4. Bedtime routine doesn’t really matter, just keep it consistent. Here are some varying bedtime ideas: rock your baby to sleep, lay your baby down awake but sleepy and let them self-sooth (and sometimes cry it out), or nurse your baby to bed. And guess what, any of these methods are ok, as long as you keep it consistent. We are of the milk before bed and self sooth persuasion, but to each their own, whatever is best for you and your baby. Charlie is NOT a cuddler and she’d rather snuggle with her teddy than with me, so we go with it, and it works great.
Like I said, I’m so grateful and fortunate that kiddo sleeps so well, and I’m sure at least some of it is luck, but I’m also pretty sure that a lot of it is thanks to Dr. Weissbluth and his years of researching kiddos for parents like you and me. Also, as a disclaimer, I’m certainly NO expert on sleeping and I may be absolutely throwing my hands in the air with my next kid, but so far, I just want to pass along some little tid bits that have helped me along the way.
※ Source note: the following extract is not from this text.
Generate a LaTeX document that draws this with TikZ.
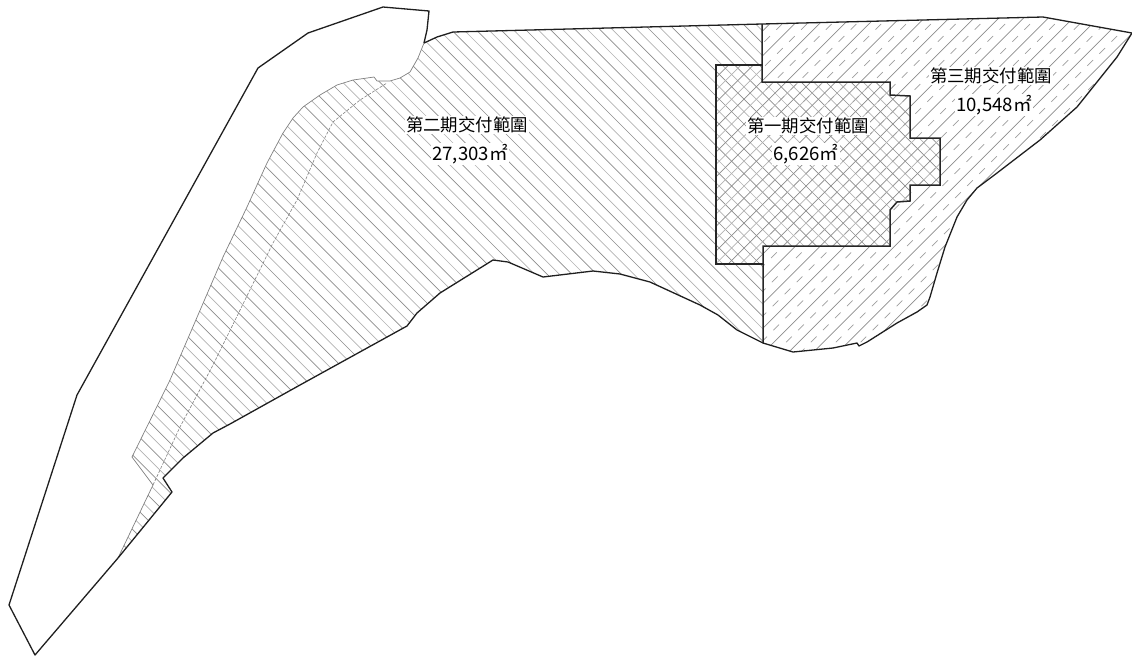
\documentclass[tikz,border=0pt]{standalone}
\usepackage{fontspec}
\setmainfont{Noto Sans CJK TC}
\tikzset{
  boundary/.style={line width=1.3pt,black!88,line join=round},
  thinedge/.style={line width=0.7pt,black!50,line join=round},
  innerdash/.style={line width=0.6pt,black!50,dash pattern=on 3pt off 1.5pt},
  wall/.style={line width=1.5pt,black!85,line join=miter},
  hatchdark/.style={line width=0.7pt,black!45},
  hatchlight/.style={line width=0.7pt,black!30},
  hatchdash/.style={line width=0.7pt,black!38,dash pattern=on 8pt off 9pt},
  lbl/.style={font=\fontsize{17.4}{20}\selectfont,text=black,fill=white,inner sep=1pt},
  lblnum/.style={font=\fontsize{18.6}{20}\selectfont,text=black,fill=white,inner sep=1pt},
}
\def\lowerwest{(763,343) -- (737,330) -- (718,315) -- (700,305) -- (650,282) -- (620,274) -- (593,271) -- (543,277) -- (508,262) -- (493,260) -- (440,293) -- (417,313) -- (407,326) -- (300,385) -- (230,424) -- (213,433) -- (183,458) -- (163,478) -- (172,492) -- (118,558)}
\def\innerleft{(118,558) -- (153,485) -- (132,457) -- (170,380) -- (223,257) -- (247,207) -- (267,163) -- (283,133) -- (293,118) -- (303,107) -- (320,95) -- (337,85) -- (353,80) -- (374,77) -- (377,81) -- (390,81) -- (400,78) -- (410,72) -- (418,58) -- (424,43)}
\def\topwest{(424,43) -- (437,37) -- (453,32) -- (762,24)}
\def\topeast{(762,24) -- (1043,17) -- (1132,33) -- (1117,57) -- (1077,107) -- (1040,140) -- (997,173) -- (977,188) -- (967,200) -- (957,217) -- (945,247) -- (937,273) -- (930,297) -- (927,305) -- (917,312) -- (897,323) -- (867,342) -- (859,346) -- (857,343) -- (833,348) -- (793,352) -- (763,343)}
\def\stepedge{(762,82) -- (890,82) -- (890,95) -- (910,96) -- (910,138) -- (940,138) -- (940,185) -- (910,185) -- (910,201) -- (897,202) -- (890,210) -- (890,246) -- (763,246)}
\begin{document}
\begin{tikzpicture}[x=1pt,y=-1pt]
\useasboundingbox (0,0) rectangle (1132,657);
% phase 2 + phase 1: back-slash hatching
\begin{scope}
  \clip \lowerwest -- \innerleft -- \topwest -- \stepedge -- cycle;
  \foreach \i in {-64,-62,...,38}{
    \pgfmathsetmacro\c{12.4*\i}
    \draw[hatchdark] (0,\c) -- (1132,1132+\c);
    \pgfmathsetmacro\d{12.4*(\i+1)}
    \draw[hatchlight] (0,\d) -- (1132,1132+\d);
  }
\end{scope}
% phase 3 + phase 1: solid slash hatching
\begin{scope}
  \clip \topeast -- (763,264) -- (716,264) -- (716,65) -- (762,65) -- cycle;
  \foreach \i in {60,62,...,110}{
    \pgfmathsetmacro\c{12.4*\i}
    \draw[hatchdark] (\c,0) -- (\c-700,700);
  }
\end{scope}
% phase 1: intermediate slash hatching
\begin{scope}
  \clip (716,65) -- (762,65) -- \stepedge -- (763,264) -- (716,264) -- cycle;
  \foreach \i in {61,63,...,111}{
    \pgfmathsetmacro\c{12.4*\i}
    \draw[hatchlight] (\c,0) -- (\c-700,700);
  }
\end{scope}
% phase 3: dashed slash hatching
\begin{scope}
  \clip \topeast -- \stepedge -- cycle;
  \foreach \i in {61,63,...,111}{
    \pgfmathsetmacro\c{12.4*\i}
    \draw[hatchdash] (\c,0) -- (\c-700,700);
  }
\end{scope}
% edges
\draw[thinedge] \innerleft;
\draw[innerdash] (153,485) -- (180,427) -- (213,365) -- (273,243) -- (297,200) -- (317,153) -- (333,122) -- (360,100) -- (387,83);
\draw[boundary] (118,558) -- (35,655) -- (9,605) -- (77,395) -- (258,68) -- (308,33) -- (383,7) -- (429,11) -- (427,30) -- (424,43);
\draw[boundary] \lowerwest;
\draw[boundary] \topwest;
\draw[boundary] \topeast;
\draw[wall] (762,24) -- \stepedge -- (763,343);
\draw[wall] (762,65) -- (716,65) -- (716,264) -- (763,264);
% labels
\node[lbl] (p2) at (467,125) {第二期交付範圍};
\node[lblnum] (p2a) at (470,154) {27,303㎡};
\node[lbl] (p1) at (808,126) {第一期交付範圍};
\node[lblnum] (p1a) at (806,154) {6,626㎡};
\node[lbl] (p3) at (991,76) {第三期交付範圍};
\node[lblnum] (p3a) at (994,105) {10,548㎡};
\end{tikzpicture}
\end{document}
***I did try to read Babywise last summer because I wanted to write something about it but was so offended by the arrogance of the preface and this quote that I didn’t make it past the first chapter:
” Spend time with relatives and friends who follow the La Leche League attachment-parenting style of infant care, or those who practice hypersheduling and certainly observe Babywise parents. [and this is my favorite part] In which homes do you observe order, peace, and tranquility? Observe the marriage as well as the children. Is mom in a perpetual state of exhaustion? Is dad sleeping on the couch [what??] What is the family like when a child is six, twelve, eighteen months? Is mom stressed, exhausted, frustrated, or insecure?” (etc, etc).
In the words of one of my favorite fictional characters, Gob Bluth, “Come on!”